徒歩で最寄り駅まで移動
緊急停止して約30分。「車両点検の結果、運転を再開するためには、相当な時間がかかることがわかりました」との車内放送。品川駅まで徒歩で移動するよう、乗客へ案内がありました。実際の営業列車でそんな放送がなされた際には、乗客のため息が漏れることでしょう。
日本語に続き、英語での放送も入りました。当日は英語も肉声で行われていました。JR東海によると、2019年3月から、乗務員が携帯するスマートフォンのアプリで英語放送ができるようになっており、英語による異常時の対応力が向上しているということです。

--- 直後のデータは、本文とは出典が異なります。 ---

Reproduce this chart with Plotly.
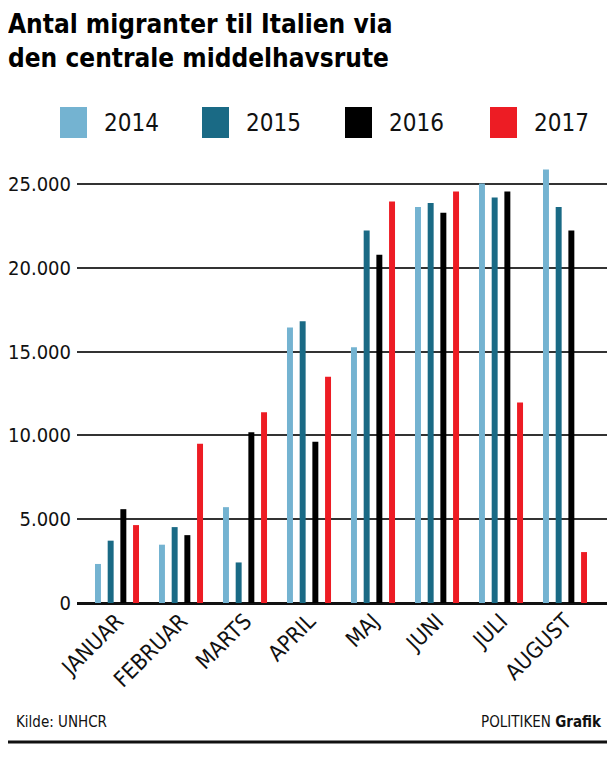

非常時には、たまたま乗り合わせているJR東海の社員も招集され、乗客の誘導対応にあたることになっています。当日は、線路を通って駆けつけた車両担当の係員も加わり、車内に負傷者がいる想定で、救出する対応がとられました。
ちなみに、JR東海の関係者向けの一斉放送はこのような情報内容でした。「輸送旅客指令から、のぞみ901号、車両点検その後についての情報です。東京~品川間を車両点検で行っていた、のぞみ901号は、全区間で運休となります。今後、ご乗車中にお客様には、係員の誘導により、品川駅まで徒歩で移動して頂きます。その後、のぞみ901号は、品川駅に収容する作業を行う計画です。そのため、運転再開には相当な時間を要する見込みです」。
負傷者の救出が終わると、非常用脱出はしごが設置され、一般乗客の降車が始まりました。はしごは、手すりがついており、手で支えながら線路まで降りられます。ただ、段差がやや大きいのに加え、少しぐらつく感じがありました。緊急時でも、一人ずつ、落ち着いて階段を降りることが必要と感じます。
深夜での訓練ということもあり、暗い中での線路脇の移動。途中には、レールや枕木、線路沿いのケーブルやそのカバーなど、つまづきやすい場所が点在しました。時間帯や天候、最寄り駅までの距離によっては、列車を降りて駅まで移動することに危険を伴う場合もありそうです。
JR東海は、今後もさまざまな訓練を実施し、安全・安定輸送の確保につとめていくとしています。内容は公表できないものの、セキュリティに関する訓練も多く実施しているとのことです。
乗車中に運転見合わせのような事態に遭遇した場合、乗客としては、訓練を積んだ乗務員の案内や指示に従うことが大切です。すぐに案内がなされなかったとしても、安全確保を優先する乗務員に対して、個別に問い合わせをするといった行動は控えたいもの。少し時間がかかっていたとしても、車内での案内放送を待ちましょう。
また、運転見合わせにより駅まで徒歩移動するとなれば、車両から線路に降りる際から、不安定な足場が続きます。周りをよく見て、落ち着いて行動することが大切です。